** Start Stored data **

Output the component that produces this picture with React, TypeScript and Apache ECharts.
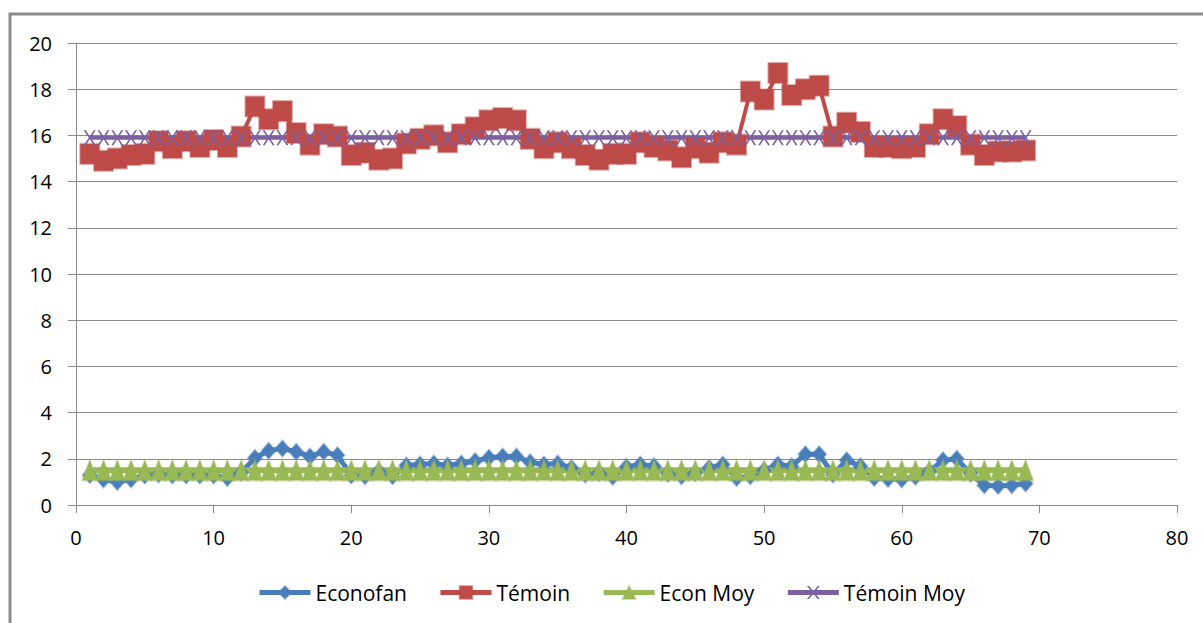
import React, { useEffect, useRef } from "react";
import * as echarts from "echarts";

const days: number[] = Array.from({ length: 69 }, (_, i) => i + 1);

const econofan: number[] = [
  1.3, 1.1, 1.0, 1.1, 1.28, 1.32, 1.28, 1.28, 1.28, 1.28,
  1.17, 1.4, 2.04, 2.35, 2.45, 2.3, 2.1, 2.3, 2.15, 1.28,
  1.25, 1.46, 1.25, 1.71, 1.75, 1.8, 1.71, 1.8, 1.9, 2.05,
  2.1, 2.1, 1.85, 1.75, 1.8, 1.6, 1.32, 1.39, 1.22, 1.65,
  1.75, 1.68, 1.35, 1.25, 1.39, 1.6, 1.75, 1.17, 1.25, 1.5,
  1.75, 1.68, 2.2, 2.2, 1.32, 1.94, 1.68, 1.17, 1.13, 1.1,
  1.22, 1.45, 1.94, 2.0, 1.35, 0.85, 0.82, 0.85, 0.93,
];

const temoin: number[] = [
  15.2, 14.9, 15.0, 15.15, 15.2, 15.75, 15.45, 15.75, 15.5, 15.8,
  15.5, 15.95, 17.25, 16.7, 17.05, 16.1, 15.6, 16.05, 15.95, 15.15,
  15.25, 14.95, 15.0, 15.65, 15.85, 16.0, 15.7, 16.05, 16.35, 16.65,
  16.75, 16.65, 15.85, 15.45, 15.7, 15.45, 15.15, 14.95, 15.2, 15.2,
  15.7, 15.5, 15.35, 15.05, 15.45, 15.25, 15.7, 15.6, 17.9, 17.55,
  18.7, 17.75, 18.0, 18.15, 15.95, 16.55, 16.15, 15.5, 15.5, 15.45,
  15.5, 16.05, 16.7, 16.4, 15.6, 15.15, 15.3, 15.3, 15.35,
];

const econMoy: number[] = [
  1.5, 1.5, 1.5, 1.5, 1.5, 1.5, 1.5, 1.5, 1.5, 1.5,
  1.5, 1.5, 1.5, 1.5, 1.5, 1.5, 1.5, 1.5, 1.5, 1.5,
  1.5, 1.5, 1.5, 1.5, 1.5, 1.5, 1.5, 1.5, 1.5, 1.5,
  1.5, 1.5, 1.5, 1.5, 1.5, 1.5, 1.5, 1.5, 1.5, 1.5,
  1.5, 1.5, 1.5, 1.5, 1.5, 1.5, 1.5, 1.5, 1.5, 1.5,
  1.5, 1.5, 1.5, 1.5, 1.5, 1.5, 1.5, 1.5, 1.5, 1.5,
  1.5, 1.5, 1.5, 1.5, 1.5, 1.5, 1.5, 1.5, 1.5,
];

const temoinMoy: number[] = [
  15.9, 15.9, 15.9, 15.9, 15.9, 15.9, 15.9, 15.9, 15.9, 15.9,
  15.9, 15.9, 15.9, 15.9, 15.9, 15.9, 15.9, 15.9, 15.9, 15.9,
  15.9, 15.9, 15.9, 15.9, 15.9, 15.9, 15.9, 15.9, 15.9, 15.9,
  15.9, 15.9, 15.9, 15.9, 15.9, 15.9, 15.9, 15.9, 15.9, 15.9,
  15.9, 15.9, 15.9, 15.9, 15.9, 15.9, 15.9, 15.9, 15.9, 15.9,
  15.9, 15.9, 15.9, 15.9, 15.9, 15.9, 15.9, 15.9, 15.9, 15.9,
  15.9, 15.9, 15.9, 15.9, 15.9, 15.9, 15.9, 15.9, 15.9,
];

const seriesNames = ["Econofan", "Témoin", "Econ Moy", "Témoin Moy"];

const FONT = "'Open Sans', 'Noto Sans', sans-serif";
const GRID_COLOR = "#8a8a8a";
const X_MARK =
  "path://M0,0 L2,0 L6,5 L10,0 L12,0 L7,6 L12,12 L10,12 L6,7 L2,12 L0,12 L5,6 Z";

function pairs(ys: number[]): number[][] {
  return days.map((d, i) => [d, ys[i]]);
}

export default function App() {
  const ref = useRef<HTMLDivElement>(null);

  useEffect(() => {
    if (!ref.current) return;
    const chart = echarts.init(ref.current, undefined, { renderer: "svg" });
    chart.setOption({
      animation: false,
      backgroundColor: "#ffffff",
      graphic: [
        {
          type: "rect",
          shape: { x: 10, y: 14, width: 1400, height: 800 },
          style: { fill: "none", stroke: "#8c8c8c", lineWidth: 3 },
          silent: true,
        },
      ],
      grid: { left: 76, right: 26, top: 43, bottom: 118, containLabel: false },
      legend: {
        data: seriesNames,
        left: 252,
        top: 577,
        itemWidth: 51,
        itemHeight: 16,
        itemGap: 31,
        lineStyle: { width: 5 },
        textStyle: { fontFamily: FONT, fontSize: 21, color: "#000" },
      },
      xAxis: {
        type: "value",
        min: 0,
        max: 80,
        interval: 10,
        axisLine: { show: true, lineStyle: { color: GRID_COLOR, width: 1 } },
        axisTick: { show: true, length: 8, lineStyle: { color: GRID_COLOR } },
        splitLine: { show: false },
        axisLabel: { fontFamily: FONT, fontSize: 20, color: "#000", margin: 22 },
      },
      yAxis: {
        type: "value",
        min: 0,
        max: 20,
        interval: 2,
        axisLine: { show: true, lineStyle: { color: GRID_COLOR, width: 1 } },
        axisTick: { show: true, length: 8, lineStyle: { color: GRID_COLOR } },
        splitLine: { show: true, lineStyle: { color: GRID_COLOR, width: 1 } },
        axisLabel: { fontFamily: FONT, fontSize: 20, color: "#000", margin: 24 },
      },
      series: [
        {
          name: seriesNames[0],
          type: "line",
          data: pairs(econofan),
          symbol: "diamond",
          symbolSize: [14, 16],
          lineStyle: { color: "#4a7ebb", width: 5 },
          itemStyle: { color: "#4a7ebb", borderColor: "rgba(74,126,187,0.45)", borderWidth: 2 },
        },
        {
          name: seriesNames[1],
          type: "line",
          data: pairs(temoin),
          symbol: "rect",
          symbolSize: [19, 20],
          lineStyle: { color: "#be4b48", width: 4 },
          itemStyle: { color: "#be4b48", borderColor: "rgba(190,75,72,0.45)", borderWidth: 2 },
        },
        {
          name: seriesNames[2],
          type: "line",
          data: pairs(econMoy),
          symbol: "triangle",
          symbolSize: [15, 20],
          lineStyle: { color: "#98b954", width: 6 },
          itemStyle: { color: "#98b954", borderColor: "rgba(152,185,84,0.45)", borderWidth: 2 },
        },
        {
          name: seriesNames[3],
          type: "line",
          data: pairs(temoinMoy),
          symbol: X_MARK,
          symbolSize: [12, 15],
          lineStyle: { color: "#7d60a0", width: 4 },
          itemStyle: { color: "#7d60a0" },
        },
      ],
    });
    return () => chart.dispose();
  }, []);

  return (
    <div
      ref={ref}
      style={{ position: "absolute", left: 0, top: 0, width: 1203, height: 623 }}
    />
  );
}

** End Stored data **

→ Written instruction
Write the full listing out again with every line unchanged, but include no pictures.

→ Task output
Output the component that produces this picture with React, TypeScript and Apache ECharts.
import React, { useEffect, useRef } from "react";
import * as echarts from "echarts";

const days: number[] = Array.from({ length: 69 }, (_, i) => i + 1);

const econofan: number[] = [
  1.3, 1.1, 1.0, 1.1, 1.28, 1.32, 1.28, 1.28, 1.28, 1.28,
  1.17, 1.4, 2.04, 2.35, 2.45, 2.3, 2.1, 2.3, 2.15, 1.28,
  1.25, 1.46, 1.25, 1.71, 1.75, 1.8, 1.71, 1.8, 1.9, 2.05,
  2.1, 2.1, 1.85, 1.75, 1.8, 1.6, 1.32, 1.39, 1.22, 1.65,
  1.75, 1.68, 1.35, 1.25, 1.39, 1.6, 1.75, 1.17, 1.25, 1.5,
  1.75, 1.68, 2.2, 2.2, 1.32, 1.94, 1.68, 1.17, 1.13, 1.1,
  1.22, 1.45, 1.94, 2.0, 1.35, 0.85, 0.82, 0.85, 0.93,
];

const temoin: number[] = [
  15.2, 14.9, 15.0, 15.15, 15.2, 15.75, 15.45, 15.75, 15.5, 15.8,
  15.5, 15.95, 17.25, 16.7, 17.05, 16.1, 15.6, 16.05, 15.95, 15.15,
  15.25, 14.95, 15.0, 15.65, 15.85, 16.0, 15.7, 16.05, 16.35, 16.65,
  16.75, 16.65, 15.85, 15.45, 15.7, 15.45, 15.15, 14.95, 15.2, 15.2,
  15.7, 15.5, 15.35, 15.05, 15.45, 15.25, 15.7, 15.6, 17.9, 17.55,
  18.7, 17.75, 18.0, 18.15, 15.95, 16.55, 16.15, 15.5, 15.5, 15.45,
  15.5, 16.05, 16.7, 16.4, 15.6, 15.15, 15.3, 15.3, 15.35,
];

const econMoy: number[] = [
  1.5, 1.5, 1.5, 1.5, 1.5, 1.5, 1.5, 1.5, 1.5, 1.5,
  1.5, 1.5, 1.5, 1.5, 1.5, 1.5, 1.5, 1.5, 1.5, 1.5,
  1.5, 1.5, 1.5, 1.5, 1.5, 1.5, 1.5, 1.5, 1.5, 1.5,
  1.5, 1.5, 1.5, 1.5, 1.5, 1.5, 1.5, 1.5, 1.5, 1.5,
  1.5, 1.5, 1.5, 1.5, 1.5, 1.5, 1.5, 1.5, 1.5, 1.5,
  1.5, 1.5, 1.5, 1.5, 1.5, 1.5, 1.5, 1.5, 1.5, 1.5,
  1.5, 1.5, 1.5, 1.5, 1.5, 1.5, 1.5, 1.5, 1.5,
];

const temoinMoy: number[] = [
  15.9, 15.9, 15.9, 15.9, 15.9, 15.9, 15.9, 15.9, 15.9, 15.9,
  15.9, 15.9, 15.9, 15.9, 15.9, 15.9, 15.9, 15.9, 15.9, 15.9,
  15.9, 15.9, 15.9, 15.9, 15.9, 15.9, 15.9, 15.9, 15.9, 15.9,
  15.9, 15.9, 15.9, 15.9, 15.9, 15.9, 15.9, 15.9, 15.9, 15.9,
  15.9, 15.9, 15.9, 15.9, 15.9, 15.9, 15.9, 15.9, 15.9, 15.9,
  15.9, 15.9, 15.9, 15.9, 15.9, 15.9, 15.9, 15.9, 15.9, 15.9,
  15.9, 15.9, 15.9, 15.9, 15.9, 15.9, 15.9, 15.9, 15.9,
];

const seriesNames = ["Econofan", "Témoin", "Econ Moy", "Témoin Moy"];

const FONT = "'Open Sans', 'Noto Sans', sans-serif";
const GRID_COLOR = "#8a8a8a";
const X_MARK =
  "path://M0,0 L2,0 L6,5 L10,0 L12,0 L7,6 L12,12 L10,12 L6,7 L2,12 L0,12 L5,6 Z";

function pairs(ys: number[]): number[][] {
  return days.map((d, i) => [d, ys[i]]);
}

export default function App() {
  const ref = useRef<HTMLDivElement>(null);

  useEffect(() => {
    if (!ref.current) return;
    const chart = echarts.init(ref.current, undefined, { renderer: "svg" });
    chart.setOption({
      animation: false,
      backgroundColor: "#ffffff",
      graphic: [
        {
          type: "rect",
          shape: { x: 10, y: 14, width: 1400, height: 800 },
          style: { fill: "none", stroke: "#8c8c8c", lineWidth: 3 },
          silent: true,
        },
      ],
      grid: { left: 76, right: 26, top: 43, bottom: 118, containLabel: false },
      legend: {
        data: seriesNames,
        left: 252,
        top: 577,
        itemWidth: 51,
        itemHeight: 16,
        itemGap: 31,
        lineStyle: { width: 5 },
        textStyle: { fontFamily: FONT, fontSize: 21, color: "#000" },
      },
      xAxis: {
        type: "value",
        min: 0,
        max: 80,
        interval: 10,
        axisLine: { show: true, lineStyle: { color: GRID_COLOR, width: 1 } },
        axisTick: { show: true, length: 8, lineStyle: { color: GRID_COLOR } },
        splitLine: { show: false },
        axisLabel: { fontFamily: FONT, fontSize: 20, color: "#000", margin: 22 },
      },
      yAxis: {
        type: "value",
        min: 0,
        max: 20,
        interval: 2,
        axisLine: { show: true, lineStyle: { color: GRID_COLOR, width: 1 } },
        axisTick: { show: true, length: 8, lineStyle: { color: GRID_COLOR } },
        splitLine: { show: true, lineStyle: { color: GRID_COLOR, width: 1 } },
        axisLabel: { fontFamily: FONT, fontSize: 20, color: "#000", margin: 24 },
      },
      series: [
        {
          name: seriesNames[0],
          type: "line",
          data: pairs(econofan),
          symbol: "diamond",
          symbolSize: [14, 16],
          lineStyle: { color: "#4a7ebb", width: 5 },
          itemStyle: { color: "#4a7ebb", borderColor: "rgba(74,126,187,0.45)", borderWidth: 2 },
        },
        {
          name: seriesNames[1],
          type: "line",
          data: pairs(temoin),
          symbol: "rect",
          symbolSize: [19, 20],
          lineStyle: { color: "#be4b48", width: 4 },
          itemStyle: { color: "#be4b48", borderColor: "rgba(190,75,72,0.45)", borderWidth: 2 },
        },
        {
          name: seriesNames[2],
          type: "line",
          data: pairs(econMoy),
          symbol: "triangle",
          symbolSize: [15, 20],
          lineStyle: { color: "#98b954", width: 6 },
          itemStyle: { color: "#98b954", borderColor: "rgba(152,185,84,0.45)", borderWidth: 2 },
        },
        {
          name: seriesNames[3],
          type: "line",
          data: pairs(temoinMoy),
          symbol: X_MARK,
          symbolSize: [12, 15],
          lineStyle: { color: "#7d60a0", width: 4 },
          itemStyle: { color: "#7d60a0" },
        },
      ],
    });
    return () => chart.dispose();
  }, []);

  return (
    <div
      ref={ref}
      style={{ position: "absolute", left: 0, top: 0, width: 1203, height: 623 }}
    />
  );
}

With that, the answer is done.